» WHAT THE EXERCISE ASKS
Reproduce the listing below from the line with "Rebuild this chart" to the line with "import plotly.graph_objects as go", both lines included, character for character, minus any pictures.

» AVAILABLE DATA
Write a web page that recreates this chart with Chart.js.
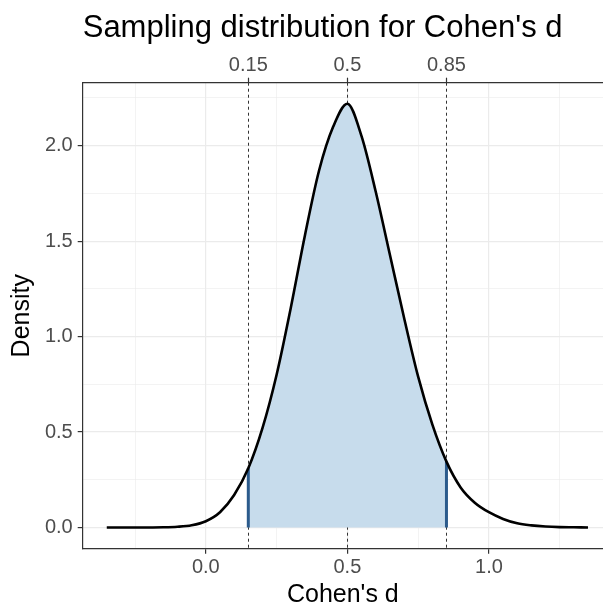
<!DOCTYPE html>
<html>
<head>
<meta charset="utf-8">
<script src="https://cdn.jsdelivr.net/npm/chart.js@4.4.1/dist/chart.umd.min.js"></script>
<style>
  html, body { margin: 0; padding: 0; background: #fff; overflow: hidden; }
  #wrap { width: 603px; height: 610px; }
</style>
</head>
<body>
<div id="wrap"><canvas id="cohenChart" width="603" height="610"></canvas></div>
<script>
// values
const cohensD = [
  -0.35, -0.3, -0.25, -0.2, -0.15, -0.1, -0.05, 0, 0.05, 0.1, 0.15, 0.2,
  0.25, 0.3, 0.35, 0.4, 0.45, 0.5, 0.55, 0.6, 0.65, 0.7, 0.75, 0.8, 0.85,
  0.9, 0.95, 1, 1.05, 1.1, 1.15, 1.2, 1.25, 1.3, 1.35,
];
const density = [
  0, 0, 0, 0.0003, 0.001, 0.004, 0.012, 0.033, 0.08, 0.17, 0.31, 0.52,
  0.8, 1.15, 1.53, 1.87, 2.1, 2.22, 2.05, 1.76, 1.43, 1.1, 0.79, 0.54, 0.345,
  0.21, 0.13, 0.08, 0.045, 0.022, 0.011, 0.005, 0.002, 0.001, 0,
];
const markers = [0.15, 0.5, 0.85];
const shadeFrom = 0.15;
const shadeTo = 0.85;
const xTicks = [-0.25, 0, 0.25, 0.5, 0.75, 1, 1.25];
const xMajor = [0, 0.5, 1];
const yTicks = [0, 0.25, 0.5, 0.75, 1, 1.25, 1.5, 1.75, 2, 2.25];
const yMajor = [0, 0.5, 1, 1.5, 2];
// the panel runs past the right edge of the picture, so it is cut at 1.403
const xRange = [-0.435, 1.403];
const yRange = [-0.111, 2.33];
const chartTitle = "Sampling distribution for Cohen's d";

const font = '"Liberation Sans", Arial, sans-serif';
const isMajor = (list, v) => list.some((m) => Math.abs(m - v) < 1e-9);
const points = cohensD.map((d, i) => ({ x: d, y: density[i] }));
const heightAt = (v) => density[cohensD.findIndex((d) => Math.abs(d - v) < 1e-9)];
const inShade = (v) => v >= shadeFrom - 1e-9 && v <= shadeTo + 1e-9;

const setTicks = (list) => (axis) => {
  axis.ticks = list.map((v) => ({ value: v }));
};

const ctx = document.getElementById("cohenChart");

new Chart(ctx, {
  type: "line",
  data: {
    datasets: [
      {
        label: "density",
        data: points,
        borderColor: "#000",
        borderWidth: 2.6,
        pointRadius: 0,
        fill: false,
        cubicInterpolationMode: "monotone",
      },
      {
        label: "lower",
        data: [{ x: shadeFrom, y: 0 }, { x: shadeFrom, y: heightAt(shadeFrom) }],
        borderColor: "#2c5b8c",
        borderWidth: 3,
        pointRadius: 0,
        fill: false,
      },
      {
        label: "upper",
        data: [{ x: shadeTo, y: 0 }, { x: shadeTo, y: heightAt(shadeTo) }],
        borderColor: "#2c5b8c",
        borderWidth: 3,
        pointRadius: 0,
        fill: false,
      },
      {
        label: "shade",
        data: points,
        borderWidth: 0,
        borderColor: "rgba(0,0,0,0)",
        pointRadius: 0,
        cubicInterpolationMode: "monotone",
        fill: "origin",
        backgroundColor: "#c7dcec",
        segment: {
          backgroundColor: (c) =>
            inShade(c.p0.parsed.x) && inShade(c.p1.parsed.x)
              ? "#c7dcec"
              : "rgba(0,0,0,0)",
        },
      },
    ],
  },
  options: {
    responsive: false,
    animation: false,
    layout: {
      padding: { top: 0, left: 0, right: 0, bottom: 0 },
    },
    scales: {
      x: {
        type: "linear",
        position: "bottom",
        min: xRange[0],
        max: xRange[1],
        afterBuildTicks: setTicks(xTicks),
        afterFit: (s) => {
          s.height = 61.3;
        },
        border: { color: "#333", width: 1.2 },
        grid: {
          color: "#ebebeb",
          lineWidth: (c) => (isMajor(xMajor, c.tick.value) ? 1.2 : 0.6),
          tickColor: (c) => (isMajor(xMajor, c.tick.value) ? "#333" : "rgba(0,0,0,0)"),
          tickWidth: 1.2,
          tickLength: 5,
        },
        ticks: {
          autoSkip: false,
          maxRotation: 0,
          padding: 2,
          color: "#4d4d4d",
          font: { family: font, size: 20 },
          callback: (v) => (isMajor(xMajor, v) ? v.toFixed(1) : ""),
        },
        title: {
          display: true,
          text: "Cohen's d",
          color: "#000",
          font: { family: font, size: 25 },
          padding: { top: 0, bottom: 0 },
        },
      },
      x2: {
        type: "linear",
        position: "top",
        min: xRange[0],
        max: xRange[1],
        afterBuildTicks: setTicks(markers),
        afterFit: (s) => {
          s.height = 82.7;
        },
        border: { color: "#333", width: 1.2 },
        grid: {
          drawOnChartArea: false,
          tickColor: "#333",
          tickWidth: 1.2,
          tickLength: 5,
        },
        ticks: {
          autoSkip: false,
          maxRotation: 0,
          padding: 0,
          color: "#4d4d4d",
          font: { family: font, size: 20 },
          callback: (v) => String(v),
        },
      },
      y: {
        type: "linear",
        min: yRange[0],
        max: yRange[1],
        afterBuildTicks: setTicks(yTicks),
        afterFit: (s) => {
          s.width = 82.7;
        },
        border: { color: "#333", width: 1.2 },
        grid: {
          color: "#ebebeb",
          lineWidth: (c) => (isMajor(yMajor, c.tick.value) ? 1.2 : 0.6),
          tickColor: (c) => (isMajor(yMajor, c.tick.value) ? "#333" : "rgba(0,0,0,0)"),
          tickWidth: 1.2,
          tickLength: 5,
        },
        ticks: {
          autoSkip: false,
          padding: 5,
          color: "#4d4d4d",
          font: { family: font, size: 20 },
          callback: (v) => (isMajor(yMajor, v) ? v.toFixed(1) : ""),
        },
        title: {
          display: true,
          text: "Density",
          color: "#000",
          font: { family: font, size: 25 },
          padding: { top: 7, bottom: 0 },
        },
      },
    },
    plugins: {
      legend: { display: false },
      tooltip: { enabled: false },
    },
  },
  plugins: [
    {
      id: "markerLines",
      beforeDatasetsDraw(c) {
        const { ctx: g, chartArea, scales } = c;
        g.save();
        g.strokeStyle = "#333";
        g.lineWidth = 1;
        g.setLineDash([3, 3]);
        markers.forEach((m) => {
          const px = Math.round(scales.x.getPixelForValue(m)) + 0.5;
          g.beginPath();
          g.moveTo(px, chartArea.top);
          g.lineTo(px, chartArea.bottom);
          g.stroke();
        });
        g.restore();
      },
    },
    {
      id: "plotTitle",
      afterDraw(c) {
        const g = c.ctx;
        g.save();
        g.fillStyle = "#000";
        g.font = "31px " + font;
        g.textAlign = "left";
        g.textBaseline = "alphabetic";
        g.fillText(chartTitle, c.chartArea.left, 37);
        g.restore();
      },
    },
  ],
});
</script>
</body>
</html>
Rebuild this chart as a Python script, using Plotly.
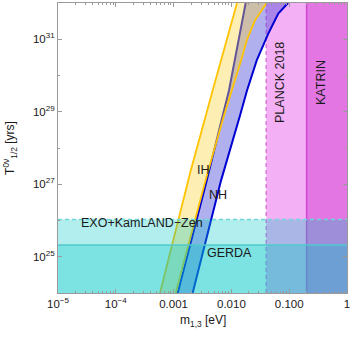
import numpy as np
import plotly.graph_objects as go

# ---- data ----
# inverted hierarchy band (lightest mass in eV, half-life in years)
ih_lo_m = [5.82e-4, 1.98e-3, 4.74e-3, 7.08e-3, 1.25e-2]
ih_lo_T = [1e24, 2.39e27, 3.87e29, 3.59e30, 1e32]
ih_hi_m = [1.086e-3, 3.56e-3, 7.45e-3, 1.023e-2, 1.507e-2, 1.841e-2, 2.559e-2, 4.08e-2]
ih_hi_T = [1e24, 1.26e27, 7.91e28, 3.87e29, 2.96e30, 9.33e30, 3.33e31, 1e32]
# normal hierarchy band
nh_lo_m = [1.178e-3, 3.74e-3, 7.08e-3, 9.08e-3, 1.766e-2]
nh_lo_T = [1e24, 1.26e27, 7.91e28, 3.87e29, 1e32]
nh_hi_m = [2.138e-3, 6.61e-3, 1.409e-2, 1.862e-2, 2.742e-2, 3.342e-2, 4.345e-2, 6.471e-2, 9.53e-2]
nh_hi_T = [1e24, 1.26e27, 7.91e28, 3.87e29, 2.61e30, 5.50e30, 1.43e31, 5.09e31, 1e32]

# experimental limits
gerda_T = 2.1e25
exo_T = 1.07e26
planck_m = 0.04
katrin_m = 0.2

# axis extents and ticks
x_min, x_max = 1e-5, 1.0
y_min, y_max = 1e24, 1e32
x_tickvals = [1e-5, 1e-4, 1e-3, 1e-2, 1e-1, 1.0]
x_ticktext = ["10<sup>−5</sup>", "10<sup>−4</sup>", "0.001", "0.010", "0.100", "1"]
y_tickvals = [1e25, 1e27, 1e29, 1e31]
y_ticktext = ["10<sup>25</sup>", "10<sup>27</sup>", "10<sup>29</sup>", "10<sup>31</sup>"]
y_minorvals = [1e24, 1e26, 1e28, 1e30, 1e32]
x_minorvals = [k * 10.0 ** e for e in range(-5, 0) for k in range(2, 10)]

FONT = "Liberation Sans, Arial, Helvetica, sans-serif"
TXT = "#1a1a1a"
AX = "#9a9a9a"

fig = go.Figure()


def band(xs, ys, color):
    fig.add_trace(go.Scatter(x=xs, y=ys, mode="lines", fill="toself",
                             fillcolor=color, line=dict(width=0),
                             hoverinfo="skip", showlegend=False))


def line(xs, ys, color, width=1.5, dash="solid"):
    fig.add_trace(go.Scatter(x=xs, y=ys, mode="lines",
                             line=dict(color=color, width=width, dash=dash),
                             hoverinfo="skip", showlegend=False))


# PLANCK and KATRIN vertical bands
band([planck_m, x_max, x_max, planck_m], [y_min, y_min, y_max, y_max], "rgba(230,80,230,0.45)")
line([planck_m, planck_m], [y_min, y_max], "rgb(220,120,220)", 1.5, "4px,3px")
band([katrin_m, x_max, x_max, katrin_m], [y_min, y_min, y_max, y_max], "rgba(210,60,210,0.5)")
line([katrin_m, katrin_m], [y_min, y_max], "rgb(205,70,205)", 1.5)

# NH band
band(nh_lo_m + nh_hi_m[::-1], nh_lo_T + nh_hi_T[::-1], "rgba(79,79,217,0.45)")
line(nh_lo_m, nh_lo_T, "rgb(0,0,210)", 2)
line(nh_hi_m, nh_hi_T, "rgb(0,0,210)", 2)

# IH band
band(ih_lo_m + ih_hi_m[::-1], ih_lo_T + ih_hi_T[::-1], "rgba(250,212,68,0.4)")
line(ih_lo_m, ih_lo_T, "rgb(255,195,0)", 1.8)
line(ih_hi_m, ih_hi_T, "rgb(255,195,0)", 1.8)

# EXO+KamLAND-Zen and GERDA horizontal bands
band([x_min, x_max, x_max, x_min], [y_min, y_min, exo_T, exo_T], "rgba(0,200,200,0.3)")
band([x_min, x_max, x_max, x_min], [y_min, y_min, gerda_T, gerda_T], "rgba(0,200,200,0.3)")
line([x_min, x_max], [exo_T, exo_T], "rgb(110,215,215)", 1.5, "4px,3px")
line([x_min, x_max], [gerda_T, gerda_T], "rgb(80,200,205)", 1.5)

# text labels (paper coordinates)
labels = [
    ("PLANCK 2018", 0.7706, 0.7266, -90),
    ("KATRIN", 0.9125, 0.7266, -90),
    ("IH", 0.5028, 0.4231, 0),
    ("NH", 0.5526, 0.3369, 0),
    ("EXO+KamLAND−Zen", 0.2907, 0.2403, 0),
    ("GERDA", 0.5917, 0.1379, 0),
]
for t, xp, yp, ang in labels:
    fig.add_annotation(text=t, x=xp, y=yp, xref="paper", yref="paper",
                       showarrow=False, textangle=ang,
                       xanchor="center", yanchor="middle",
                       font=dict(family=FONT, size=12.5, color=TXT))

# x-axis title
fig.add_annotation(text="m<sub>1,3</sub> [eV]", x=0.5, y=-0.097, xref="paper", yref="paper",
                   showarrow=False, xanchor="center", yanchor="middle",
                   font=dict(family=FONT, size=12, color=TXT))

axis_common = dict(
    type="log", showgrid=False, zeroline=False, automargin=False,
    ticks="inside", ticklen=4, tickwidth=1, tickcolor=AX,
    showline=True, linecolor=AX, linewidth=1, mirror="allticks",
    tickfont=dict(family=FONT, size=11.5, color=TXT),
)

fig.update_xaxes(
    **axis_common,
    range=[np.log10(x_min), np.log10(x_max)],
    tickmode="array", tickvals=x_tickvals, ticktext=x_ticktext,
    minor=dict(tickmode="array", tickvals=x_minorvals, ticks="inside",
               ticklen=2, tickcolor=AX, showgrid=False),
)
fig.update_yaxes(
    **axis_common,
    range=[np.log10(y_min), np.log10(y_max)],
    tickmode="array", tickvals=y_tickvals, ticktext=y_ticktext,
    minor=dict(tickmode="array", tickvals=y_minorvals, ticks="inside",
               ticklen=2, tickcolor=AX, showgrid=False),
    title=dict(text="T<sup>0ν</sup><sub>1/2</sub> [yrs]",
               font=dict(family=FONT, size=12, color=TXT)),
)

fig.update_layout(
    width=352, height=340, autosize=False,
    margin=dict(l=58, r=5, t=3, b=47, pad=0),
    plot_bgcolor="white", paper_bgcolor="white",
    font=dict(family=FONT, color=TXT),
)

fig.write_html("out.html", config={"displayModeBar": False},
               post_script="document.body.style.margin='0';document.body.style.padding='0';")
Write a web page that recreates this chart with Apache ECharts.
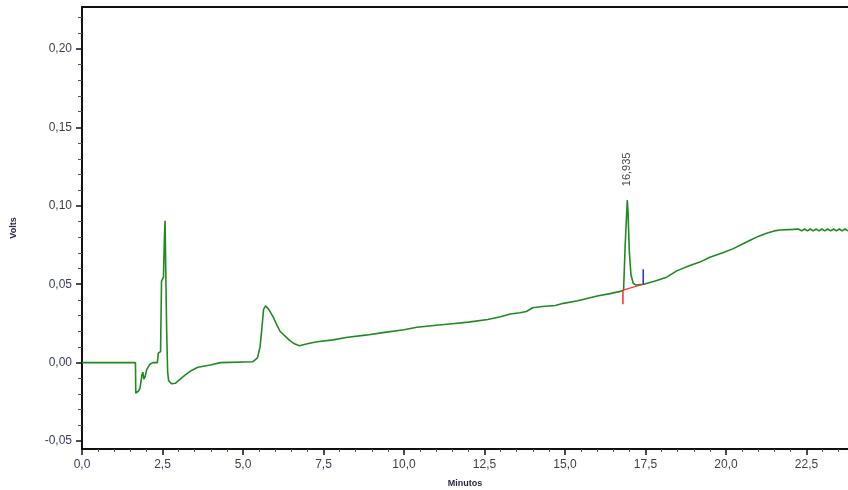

» THE RESPONSE
Rebuild this chart as a Python script, using Plotly.
import numpy as np
import plotly.graph_objects as go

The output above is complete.